*EXTRACTED ENTRIES*.

═══

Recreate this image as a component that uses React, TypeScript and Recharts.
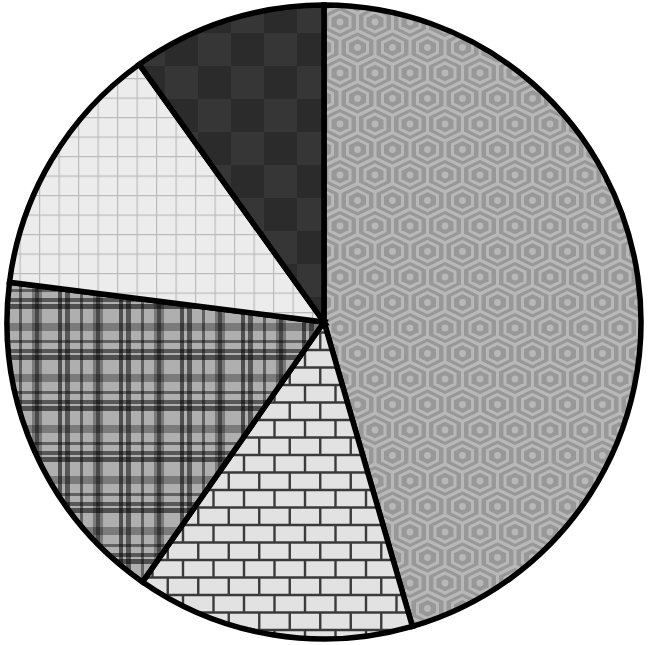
import React from 'react';
import { PieChart, Pie, Cell } from 'recharts';

// slices run clockwise from 12 o'clock
const segments = ['Hexagon', 'Brick', 'Plaid', 'Grid', 'Checker'];
const shares = [45.5, 14.2, 17.3, 13.1, 9.9];
const patterns = ['hexFill', 'brickFill', 'plaidFill', 'gridFill', 'checkFill'];

const data = segments.map((name, i) => ({ name, value: shares[i], pattern: patterns[i] }));

// pointy-top hexagon path
const hexPath = (cx: number, cy: number, a: number, t: number) =>
  `M${cx},${cy - t} L${cx + a},${cy - t / 2} L${cx + a},${cy + t / 2} L${cx},${cy + t} L${cx - a},${cy + t / 2} L${cx - a},${cy - t / 2} Z`;

const hexCenters = [[0, 0], [35, 0], [17.5, 25.5], [0, 51], [35, 51]];

// plaid stripes: [offset, width, opacity]
const plaidCols = [
  [0, 10, 0.3],
  [3, 4, 0.4],
  [26, 4, 0.55],
  [33, 5, 0.5],
  [48, 3, 0.45],
];
const plaidRows = [
  [0, 8, 0.3],
  [17, 3, 0.45],
  [26, 4, 0.5],
  [32, 5, 0.55],
];

const PatternDefs = () => (
  <defs>
    <pattern id="hexFill" x={340} y={22} width={35} height={51} patternUnits="userSpaceOnUse">
      <rect width={35} height={51} fill="#989898" />
      {hexCenters.map(([x, y], i) => (
        <g key={i}>
          <path d={hexPath(x, y, 17.5, 17)} fill="none" stroke="#b8b8b8" strokeWidth={3} />
          <path d={hexPath(x, y, 10, 10)} fill="none" stroke="#b8b8b8" strokeWidth={3} />
          <circle cx={x} cy={y} r={3.4} fill="#b8b8b8" />
        </g>
      ))}
    </pattern>
    <pattern id="brickFill" width={61} height={35} patternUnits="userSpaceOnUse">
      <rect width={61} height={35} fill="#e2e2e2" />
      <g stroke="#3a3a3a" strokeWidth={2.4}>
        <line x1={0} y1={0} x2={61} y2={0} />
        <line x1={0} y1={17.5} x2={61} y2={17.5} />
        <line x1={0} y1={35} x2={61} y2={35} />
        <line x1={0} y1={0} x2={0} y2={17.5} />
        <line x1={30.5} y1={0} x2={30.5} y2={17.5} />
        <line x1={61} y1={0} x2={61} y2={17.5} />
        <line x1={15.25} y1={17.5} x2={15.25} y2={35} />
        <line x1={45.75} y1={17.5} x2={45.75} y2={35} />
      </g>
    </pattern>
    <pattern id="plaidFill" x={32} y={17} width={61} height={51} patternUnits="userSpaceOnUse">
      <rect width={61} height={51} fill="#afafaf" />
      {plaidCols.map(([o, w, op], i) => (
        <rect key={'v' + i} x={o} y={0} width={w} height={51} fill="#000" fillOpacity={op} />
      ))}
      {plaidRows.map(([o, w, op], i) => (
        <rect key={'h' + i} x={0} y={o} width={61} height={w} fill="#000" fillOpacity={op} />
      ))}
    </pattern>
    <pattern id="gridFill" width={19.5} height={19.5} patternUnits="userSpaceOnUse">
      <rect width={19.5} height={19.5} fill="#ececec" />
      <path d="M0,0 L19.5,0 M0,0 L0,19.5" stroke="#bcbcbc" strokeWidth={2.4} fill="none" />
    </pattern>
    <pattern id="checkFill" width={66} height={66} patternUnits="userSpaceOnUse">
      <rect width={66} height={66} fill="#363636" />
      <rect x={0} y={0} width={33} height={33} fill="#2b2b2b" />
      <rect x={33} y={33} width={33} height={33} fill="#2b2b2b" />
    </pattern>
  </defs>
);

export default function App() {
  return (
    <div style={{ position: 'absolute', left: 0, top: 0, width: 648, height: 645, background: '#fff' }}>
      <PieChart width={648} height={645} margin={{ top: 0, right: 0, bottom: 0, left: 0 }}>
        <PatternDefs />
        <Pie
          data={data}
          dataKey="value"
          nameKey="name"
          cx={324}
          cy={322}
          outerRadius={317}
          startAngle={90}
          endAngle={-270}
          stroke="#000"
          strokeWidth={5.5}
          isAnimationActive={false}
        >
          {data.map((d) => (
            <Cell key={d.name} fill={`url(#${d.pattern})`} />
          ))}
        </Pie>
      </PieChart>
    </div>
  );
}
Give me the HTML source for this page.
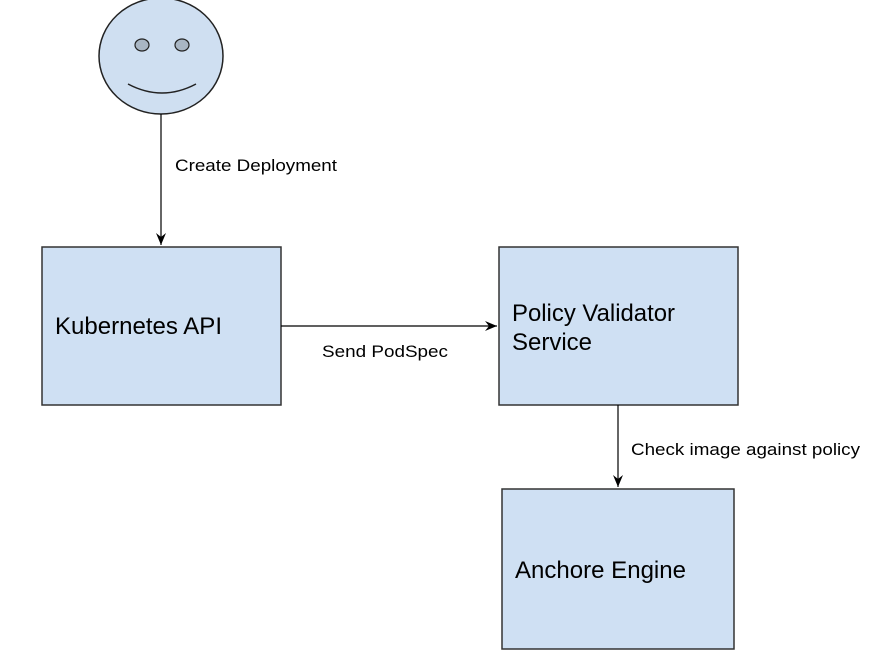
<!DOCTYPE html>
<html><head><style>body{margin:0;background:#fff}svg{display:block}</style></head><body>
<svg width="892" height="654" viewBox="0 0 892 654" font-family="Liberation Sans, sans-serif">
<defs><marker id="a" markerWidth="14" markerHeight="14" refX="12" refY="6" orient="auto" markerUnits="userSpaceOnUse"><path d="M0,1 L12,6 L0,11 L4,6 Z" fill="#000"/></marker></defs>
<ellipse cx="161" cy="56" rx="62" ry="58" fill="#cfdff1" stroke="#222" stroke-width="1.5"/>
<ellipse cx="142" cy="45" rx="7" ry="6" fill="#a9b6c4" stroke="#222" stroke-width="1.2"/>
<ellipse cx="182" cy="45" rx="7" ry="6" fill="#a9b6c4" stroke="#222" stroke-width="1.2"/>
<path d="M128,84 Q162,102 196,84" fill="none" stroke="#222" stroke-width="1.5"/>
<line x1="161" y1="114" x2="161" y2="245" stroke="#000" stroke-width="1.2" marker-end="url(#a)"/>
<text x="175" y="171" font-size="17" textLength="162" lengthAdjust="spacingAndGlyphs">Create Deployment</text>
<rect x="42" y="247" width="239" height="158" fill="#cfe0f3" stroke="#333" stroke-width="1.5"/>
<text x="55" y="334" font-size="24" textLength="167" lengthAdjust="spacingAndGlyphs">Kubernetes API</text>
<line x1="281" y1="326" x2="497" y2="326" stroke="#000" stroke-width="1.2" marker-end="url(#a)"/>
<text x="322" y="357" font-size="17" textLength="126" lengthAdjust="spacingAndGlyphs">Send PodSpec</text>
<rect x="499" y="247" width="239" height="158" fill="#cfe0f3" stroke="#333" stroke-width="1.5"/>
<text x="512" y="321" font-size="24" textLength="163" lengthAdjust="spacingAndGlyphs">Policy Validator</text>
<text x="512" y="350" font-size="24">Service</text>
<line x1="618" y1="405" x2="618" y2="487" stroke="#000" stroke-width="1.2" marker-end="url(#a)"/>
<text x="631" y="455" font-size="17" textLength="229" lengthAdjust="spacingAndGlyphs">Check image against policy</text>
<rect x="502" y="489" width="232" height="160" fill="#cfe0f3" stroke="#333" stroke-width="1.5"/>
<text x="515" y="578" font-size="24" textLength="171" lengthAdjust="spacingAndGlyphs">Anchore Engine</text>
</svg>
</body></html>
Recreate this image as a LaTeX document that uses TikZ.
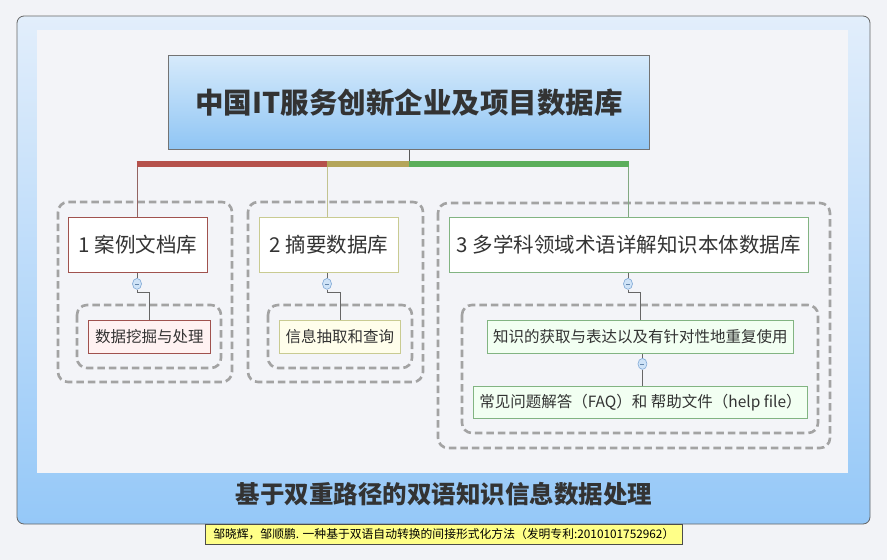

═══

*EXERCISE PROMPT*. Give only the number of lines that include the word "Recreate".

*FULL OUTPUT*. 2